Purwokertokita.com – Seluruh atap dan sebagian tembok Gereja Kristus Rohani Indonesia (GKRI), di Dusun Karangjengkol, Desa Cilongkrang, Kecamatan Wanareja, Cilacap ambruk pada Selasa (26/9) pagi, lantaran terjadinya gempa Tasik berkekuatan 5 Skala ritcher, Senin (25/9).
Pendeta GKRI, Diah Rusdiana mengatakan, sebelum gempa, hujan deras juga terjadi di daerah ini. Diduga genteng bangunan gereja yang dibangun 1992 ini menyerap air sehingga lebih berat dan kerangka atap tak kuat menahan beban.
Menurut Diah, selain gempa, bangunan gereja itu tak stabil lantaran sisi tebing sungai sempat longsor pada musim penghujan tahun ini.
“Tebing yang longsor itu sebenarnya sudah diuruk dan dibangun talud. Tetapi, tanah bagian pondasi jadi labil,” ujar Diah, Selasa (26/9).
Diah menjelaskan, lantaran membahayakan, tembok gereja itu rencananya akan dirobohkan untuk dibangun ulang. Kejadian ini juga sudah dilaporkan ke Pusat GKRI di Bekasi, Jawa Barat.
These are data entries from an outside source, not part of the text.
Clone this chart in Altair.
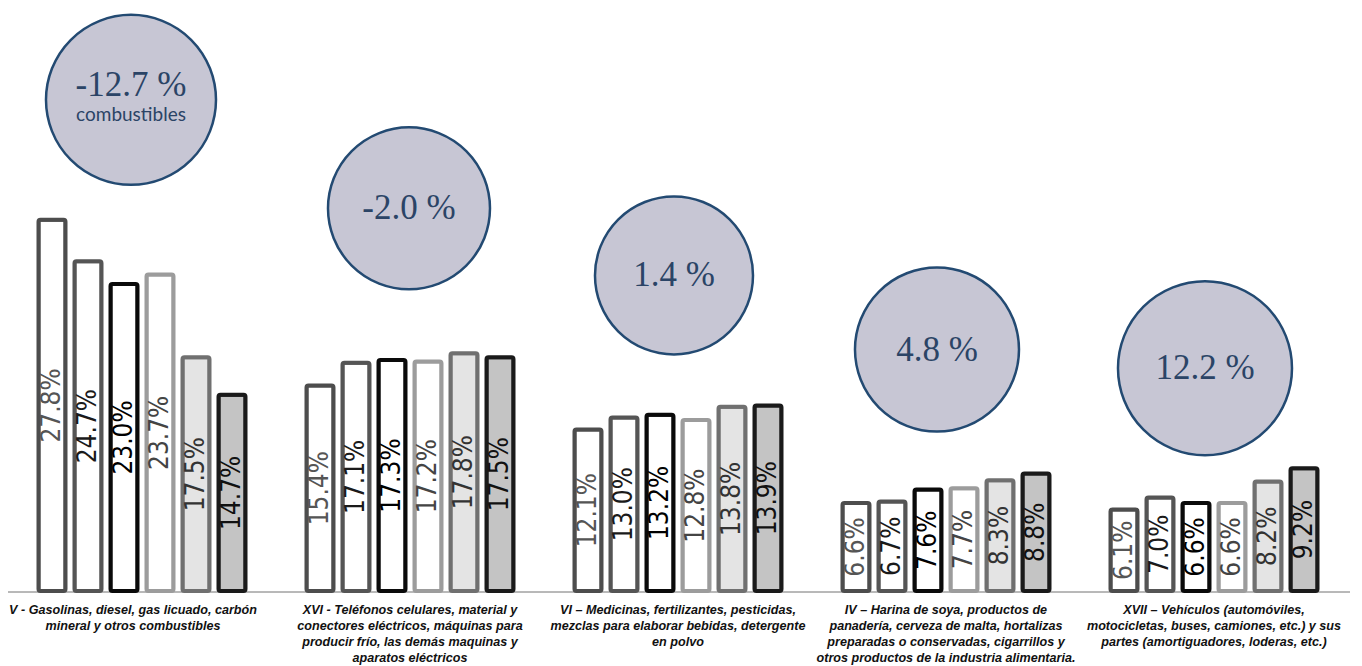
import altair as alt
import pandas as pd

# ---------------- data ----------------
groups = [
    "V - Gasolinas, diesel, gas licuado, carbón\nmineral y otros combustibles",
    "XVI - Teléfonos celulares, material y\nconectores eléctricos, máquinas para\nproducir frío,  las demás maquinas y\naparatos eléctricos",
    "VI – Medicinas, fertilizantes, pesticidas,\nmezclas para elaborar bebidas, detergente\nen polvo",
    "IV – Harina de soya,  productos de\npanadería, cerveza de malta, hortalizas\npreparadas o conservadas, cigarrillos y\notros productos de la industria alimentaria.",
    "XVII – Vehículos (automóviles,\nmotocicletas, buses, camiones, etc.) y sus\npartes (amortiguadores, loderas, etc.)",
]
series = ["Serie 1", "Serie 2", "Serie 3", "Serie 4", "Serie 5", "Serie 6"]
serie_1 = [27.8, 15.4, 12.1, 6.6, 6.1]
serie_2 = [24.7, 17.1, 13.0, 6.7, 7.0]
serie_3 = [23.0, 17.3, 13.2, 7.6, 6.6]
serie_4 = [23.7, 17.2, 12.8, 7.7, 6.6]
serie_5 = [17.5, 17.8, 13.8, 8.3, 8.2]
serie_6 = [14.7, 17.5, 13.9, 8.8, 9.2]
variacion = ["-12.7 %", "-2.0 %", "1.4 %", "4.8 %", "12.2 %"]
variacion_nota = ["combustibles", "", "", "", ""]

# ---------------- layout / style ----------------
PLOT_W, PLOT_H = 1340, 583
Y_MAX = 43.67
PX_PER_UNIT = PLOT_H / Y_MAX
HALF_BAND = 108  # half of the group band width (px)
circle_lift_px = [120, 145, 130, 124, 100]
circle_r_px = [85, 81, 79, 82, 87]
circle_dx_px = [-11, -1, -4, -9, -9]
label_dx_px = [-9, 0, 0, 0, 0]

fills = ["#ffffff", "#ffffff", "#ffffff", "#ffffff", "#e4e4e4", "#c4c4c4"]
strokes = ["#4d4d4d", "#555555", "#0a0a0a", "#9c9c9c", "#707070", "#1a1a1a"]
label_colors = ["#555555", "#1a1a1a", "#000000", "#444444", "#333333", "#111111"]

all_series = [serie_1, serie_2, serie_3, serie_4, serie_5, serie_6]
rows = []
for si, (sname, vals) in enumerate(zip(series, all_series)):
    for gi, g in enumerate(groups):
        rows.append({"grp": g, "serie": sname, "v": vals[gi],
                     "lbl": f"{vals[gi]:.1f}%"})
bars_df = pd.DataFrame(rows)

crow = []
for gi, g in enumerate(groups):
    mx = max(s[gi] for s in all_series)
    cy = mx + circle_lift_px[gi] / PX_PER_UNIT
    has_note = variacion_nota[gi] != ""
    crow.append({
        "grp": g, "cy": cy,
        "size": (2 * circle_r_px[gi]) ** 2,
        "dx": circle_dx_px[gi] + HALF_BAND,
        "ldx": label_dx_px[gi] + HALF_BAND,
        "txt": variacion[gi],
        "ty": cy + (15 / PX_PER_UNIT if has_note else 0),
        "note": variacion_nota[gi],
        "ny": cy - 15 / PX_PER_UNIT,
    })
circ_df = pd.DataFrame(crow)

xscale = alt.Scale(domain=groups, paddingInner=0.194, paddingOuter=0.097)
yscale = alt.Scale(domain=[0, Y_MAX], nice=False, zero=True)
X = alt.X("grp:N", scale=xscale, axis=None)
off_scale = alt.Scale(paddingInner=0.25, paddingOuter=0.125)

base = alt.Chart(bars_df)

bars = base.mark_bar(strokeWidth=4, cornerRadius=2).encode(
    x=X,
    xOffset=alt.XOffset("serie:N", sort=series, scale=off_scale),
    y=alt.Y("v:Q", scale=yscale, axis=None),
    fill=alt.Fill("serie:N", scale=alt.Scale(domain=series, range=fills), legend=None),
    stroke=alt.Stroke("serie:N", scale=alt.Scale(domain=series, range=strokes), legend=None),
)

bar_labels = base.transform_calculate(mid="datum.v / 2").mark_text(
    angle=270, align="center", baseline="middle",
    font="Liberation Sans Narrow, DejaVu Sans Condensed, sans-serif",
    fontSize=26,
).encode(
    x=X,
    xOffset=alt.XOffset("serie:N", sort=series, scale=off_scale),
    y=alt.Y("mid:Q", scale=yscale, axis=None),
    text="lbl:N",
    color=alt.Color("serie:N", scale=alt.Scale(domain=series, range=label_colors), legend=None),
)

axis_line = alt.Chart(bars_df).mark_rule(color="#b8b8b8", strokeWidth=1).encode(
    x=alt.value(0), x2=alt.value(1342), y=alt.value(PLOT_H + 1)
)

cbase = alt.Chart(circ_df)
circles = cbase.mark_point(shape="circle", filled=True, fill="#c7c6d4",
                           stroke="#234a72", strokeWidth=2.5, opacity=1).encode(
    x=X,
    xOffset=alt.XOffset("dx:Q", scale=None),
    y=alt.Y("cy:Q", scale=yscale, axis=None),
    size=alt.Size("size:Q", scale=None, legend=None),
)
circle_text = cbase.mark_text(font="Liberation Serif", fontSize=35,
                              color="#2b4466", baseline="middle", align="center").encode(
    x=X,
    xOffset=alt.XOffset("dx:Q", scale=None),
    y=alt.Y("ty:Q", scale=yscale, axis=None),
    text="txt:N",
)
circle_note = cbase.mark_text(font="Lato", fontSize=19,
                              color="#2b4466", baseline="middle", align="center").encode(
    x=X,
    xOffset=alt.XOffset("dx:Q", scale=None),
    y=alt.Y("ny:Q", scale=yscale, axis=None),
    text="note:N",
)

cat_labels = cbase.mark_text(
    font="Liberation Sans", fontSize=12.6, fontWeight="bold", fontStyle="italic",
    lineBreak="\n", lineHeight=16, baseline="top", align="center", color="#111111",
).encode(
    x=X,
    xOffset=alt.XOffset("ldx:Q", scale=None),
    y=alt.value(PLOT_H + 13),
    text="grp:N",
)

chart = alt.layer(axis_line, bars, bar_labels, circles, circle_text, circle_note, cat_labels).properties(
    width=PLOT_W, height=PLOT_H,
    autosize=alt.AutoSizeParams(type="none"),
    padding={"left": 0, "top": 0, "right": 6, "bottom": 75},
).configure_view(stroke=None)

chart.save("out.html", embed_options={"renderer": "svg", "actions": False})
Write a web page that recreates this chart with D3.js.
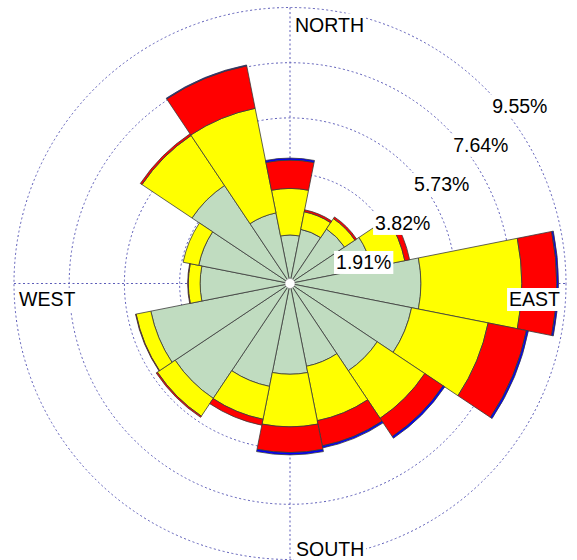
<!DOCTYPE html>
<html>
<head>
<meta charset="utf-8">
<script src="https://cdn.jsdelivr.net/npm/d3@7"></script>
<style>
	body { margin: 0; background: #ffffff; }
	text { font-family: "Liberation Sans", Arial, sans-serif; font-size: 19.5px; fill: #000000; }
</style>
</head>
<body>
<div class="rose"></div>
<script>
var directions = ["N","NNE","NE","ENE","E","ESE","SE","SSE","S","SSW","SW","WSW","W","WNW","NW","NNW"];
// percent of time per speed class, stacked from the centre outwards
var speedClass1 = [1.68, 1.91, 2.27, 2.87, 4.53, 4.29, 3.63, 2.92, 3.14, 3.63, 4.78, 4.91, 3.11, 3.22, 4.08, 2.49];
var speedClass2 = [1.61, 0.62, 0.43, 1.18, 3.49, 2.70, 1.98, 1.92, 1.82, 1.16, 0.74, 0.52, 0.41, 0.55, 2.08, 3.69];
var speedClass3 = [0.98, 0.07, 0.07, 0.17, 1.21, 1.35, 0.76, 0.89, 0.89, 0.21, 0.05, 0.02, 0.02, 0.00, 0.07, 1.50];
var speedClass4 = [0.07, 0.00, 0.00, 0.00, 0.06, 0.07, 0.07, 0.07, 0.08, 0.00, 0.00, 0.00, 0.00, 0.00, 0.00, 0.03];
var ringTicks = [1.91, 3.82, 5.73, 7.64, 9.55];
var compassLabels = ["NORTH","EAST","SOUTH","WEST"];
var colorArray = ["#c0dcc0","#ffff00","#ff0000","#0000ff"];

var totalWidth = 577;
var totalHeight = 560;
var center = { x: 290, y: 283.5 };
var outR = 276;

var svg = d3.select(".rose").append("svg")
	.attr("width", totalWidth)
	.attr("height", totalHeight);

var r = d3.scaleLinear().domain([0, 9.55]).range([0, outR]);
var angle = d3.scaleLinear().domain([0, directions.length]).range([0, 2 * Math.PI]);

//grid
var grid = svg.append("g")
	.attr("transform", "translate(" + center.x + "," + center.y + ")")
	.attr("fill", "none")
	.attr("stroke", "#5c5cb8")
	.attr("stroke-width", 1)
	.attr("stroke-dasharray", "2,2.5");
grid.selectAll("circle").data(ringTicks)
	.enter().append("circle")
	.attr("r", function(d) { return r(d); });
grid.append("line")
	.attr("x1", 0).attr("y1", -outR)
	.attr("x2", 0).attr("y2", outR);
grid.append("line")
	.attr("x1", -outR).attr("y1", 0)
	.attr("x2", outR).attr("y2", 0);

//petals
var table = directions.map(function(d, i) {
	return { dir: d, c1: speedClass1[i], c2: speedClass2[i], c3: speedClass3[i], c4: speedClass4[i] };
});
var series = d3.stack().keys(["c1","c2","c3","c4"])(table);

var arc = d3.arc()
	.innerRadius(function(d) { return r(d[0]); })
	.outerRadius(function(d) { return r(d[1]); })
	.startAngle(function(d, i) { return angle(i - 0.5); })
	.endAngle(function(d, i) { return angle(i + 0.5); });

var petals = svg.append("g")
	.attr("transform", "translate(" + center.x + "," + center.y + ")");
petals.selectAll("g").data(series)
	.enter().append("g")
	.attr("fill", function(d, i) { return colorArray[i]; })
	.selectAll("path").data(function(d) { return d; })
	.enter().filter(function(d) { return d[1] - d[0] > 0; })
	.append("path")
	.attr("d", function(d) { return arc(d, directions.indexOf(d.data.dir)); })
	.attr("stroke", "#3a3a3a")
	.attr("stroke-width", 0.8);

petals.append("circle")
	.attr("r", 5)
	.attr("fill", "#ffffff")
	.attr("stroke", "#999999")
	.attr("stroke-width", 0.6);

//labels
function boxed(t) {
	var b = t.node().getBBox();
	svg.insert("rect", function() { return t.node(); })
		.attr("x", b.x - 2)
		.attr("y", b.y)
		.attr("width", b.width + 4)
		.attr("height", b.height + 1)
		.attr("fill", "#ffffff");
}
ringTicks.forEach(function(v) {
	var t = svg.append("text")
		.attr("x", center.x + r(v) * Math.SQRT1_2 + 7)
		.attr("y", center.y - r(v) * Math.SQRT1_2 + 24.5)
		.text(v.toFixed(2) + "%");
	boxed(t);
});
var compassPos = [
	{ x: center.x + 5, y: center.y - outR + 24, anchor: "start" },
	{ x: center.x + outR - 6, y: center.y + 22.5, anchor: "end" },
	{ x: center.x + 6, y: center.y + outR - 4, anchor: "start" },
	{ x: center.x - outR + 5, y: center.y + 22.5, anchor: "start" }
];
compassLabels.forEach(function(name, i) {
	var t = svg.append("text")
		.attr("x", compassPos[i].x)
		.attr("y", compassPos[i].y)
		.attr("text-anchor", compassPos[i].anchor)
		.text(name);
	boxed(t);
});
</script>
</body>
</html>
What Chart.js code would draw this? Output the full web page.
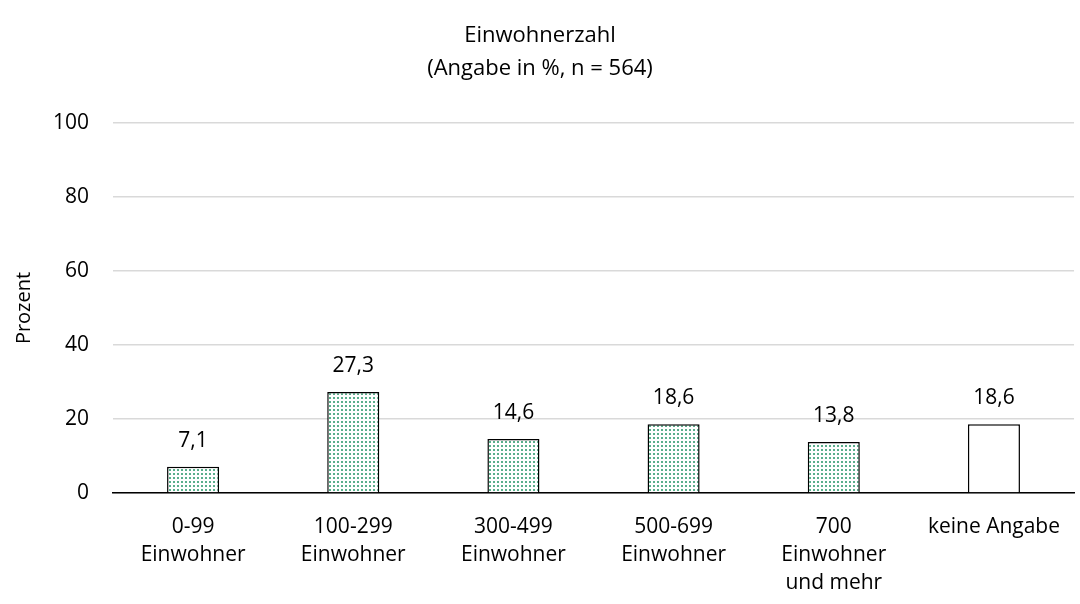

“Sementara waktu, sekira 25 jemaat GKRI bakal beribadah di rumah saya,” tambah Diah yang kebetulan memiliki rumah bersebelahan dengan gereja.
Menariknya, mayoritas masyarakat sekitar yang beragama muslim pun turut bergotong royong mengevakuasi barang yang bisa diselamatkan dan membersihkan bangunan. Bahkan, dari sekira 20-an orang yang bergotong royong, hanya dua orang yang beragama nasrani yang merupakan jemaat GKRI.
“Kebanyakan yang bergotong royong warga muslim, warga sini. Justru yang lebih tahu warga sini, kalau ini (warga non muslim) kan rumahnya agak jauh di sana rumahnya,” jelas Diah.
Diah menerangkan, toleransi antar umat beragama di daerahnya memang tinggi. Menurut dia, yang paling cepat datang untuk membantu mengevakuasi dan membersihkan gereja adalah warga muslim.